それからは淋しさに耐えながらも、長男夫婦を中心にした農業に取り組んでいましたが、昭和四十三年、五十八歳の時、狭心症で倒れ町立病院に入院となり、その後二十年と言う長い入院生活が続きました。此の間、部落の多くの皆様方や親戚、兄弟の温かい励ましの言葉を心の支えとして頑張る事ができました。
昭和六十三年に白内障になり目が見えなくなってしまい、手術のため旭川医大に入院しましたが、また心臓発作が起き、第一内科で診察を受けながら、どうにか手術を行う事ができました。その後カルテを町立病院に回して頂き薬を服用していますが、十年経った今日まで殆ど発作も起きず、本当に快[よ]くなったと心から喜んでおります。

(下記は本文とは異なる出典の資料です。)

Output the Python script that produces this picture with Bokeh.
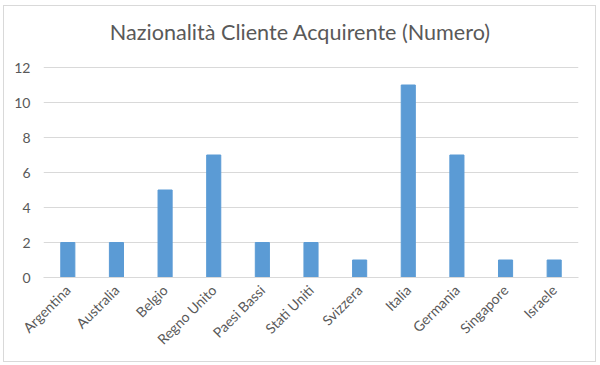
from math import pi
from bokeh.plotting import figure
from bokeh.models import FactorRange, Range1d, FixedTicker
from bokeh.core.properties import value
from bokeh.embed import file_html
from bokeh.resources import INLINE

categories = ["Argentina", "Australia", "Belgio", "Regno Unito", "Paesi Bassi",
              "Stati Uniti", "Svizzera", "Italia", "Germania", "Singapore", "Israele"]
values = [2, 2, 5, 7, 2, 2, 1, 11, 7, 1, 1]
y_ticks = [0, 2, 4, 6, 8, 10, 12]
title_text = "Nazionalità Cliente Acquirente (Numero)"

FONT = "Lato"
GREY = "#595959"

# layout: plot axis 0..12 spans 210 px; extra headroom above holds the title
PX_PER_UNIT = 210 / 12
TOP_PAD = 10
Y_END = (271 - TOP_PAD) / PX_PER_UNIT

p = figure(width=593, height=357, x_range=FactorRange(*categories),
           y_range=Range1d(0, Y_END), output_backend="svg", toolbar_location=None,
           min_border_left=39, min_border_right=19,
           min_border_top=TOP_PAD, min_border_bottom=86)
p.styles = {"border": "1px solid #d9d9d9", "margin-left": "3px", "margin-top": "5px"}

p.vbar(x=categories, top=values, width=0.29, color="#5b9bd5")

# title drawn as text inside the headroom of the frame
p.text(x=[5.28], y=[(271 - 25) / PX_PER_UNIT], text=[title_text],
       text_align="center", text_baseline="middle", text_font=value(FONT),
       text_font_size="21.6px", text_color=GREY)

p.outline_line_color = None
p.xgrid.grid_line_color = None
p.ygrid.grid_line_color = "#d9d9d9"
p.ygrid.ticker = FixedTicker(ticks=y_ticks)

p.yaxis.ticker = FixedTicker(ticks=y_ticks)
p.yaxis.axis_line_color = None
p.yaxis.major_tick_line_color = None
p.yaxis.minor_tick_line_color = None
p.yaxis.major_tick_out = 0
p.yaxis.major_label_text_font = FONT
p.yaxis.major_label_text_font_size = "14px"
p.yaxis.major_label_text_color = GREY
p.yaxis.major_label_standoff = 13

p.xaxis.axis_line_color = "#d9d9d9"
p.xaxis.major_tick_line_color = None
p.xaxis.minor_tick_line_color = None
p.xaxis.major_tick_out = 0
p.xaxis.major_label_orientation = pi / 4
p.xaxis.major_label_text_font = FONT
p.xaxis.major_label_text_font_size = "14px"
p.xaxis.major_label_text_color = GREY
p.xaxis.major_label_standoff = 10

open("out.html", "w").write(file_html(p, INLINE))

私が入院していた二十年間、長男夫婦が農業を続けながら、親代わりとして下の弟や妹達を結婚させてもらい、本当に苦労をかけたと思っています。
掲載省略:写真〜バチぞりで嫁ぐ次女直子さん(昭和31年頃)
今の楽しみは週一回のデイサービスです。保健婦さんの身体検査を受けてからゆっくり入浴し、昼食後は皆さんとゲーム等をして、本当に楽しい一日です。
また名古屋にいる息子の所や娘の所にも行って来ました。お伊勢詣りを始め名古屋城や、いくつもの名所を見せて頂き、健康の有難さをしみじみ感じているところです。
今では息子夫婦、孫夫婦、會孫(女二人、男二人)達に囲まれて元気に暮せる幸せを心から感謝すると共に、もう八十八歳、これからはボケないように健康に留意しながら、残された人生を静かに生きて行きたいと思っています。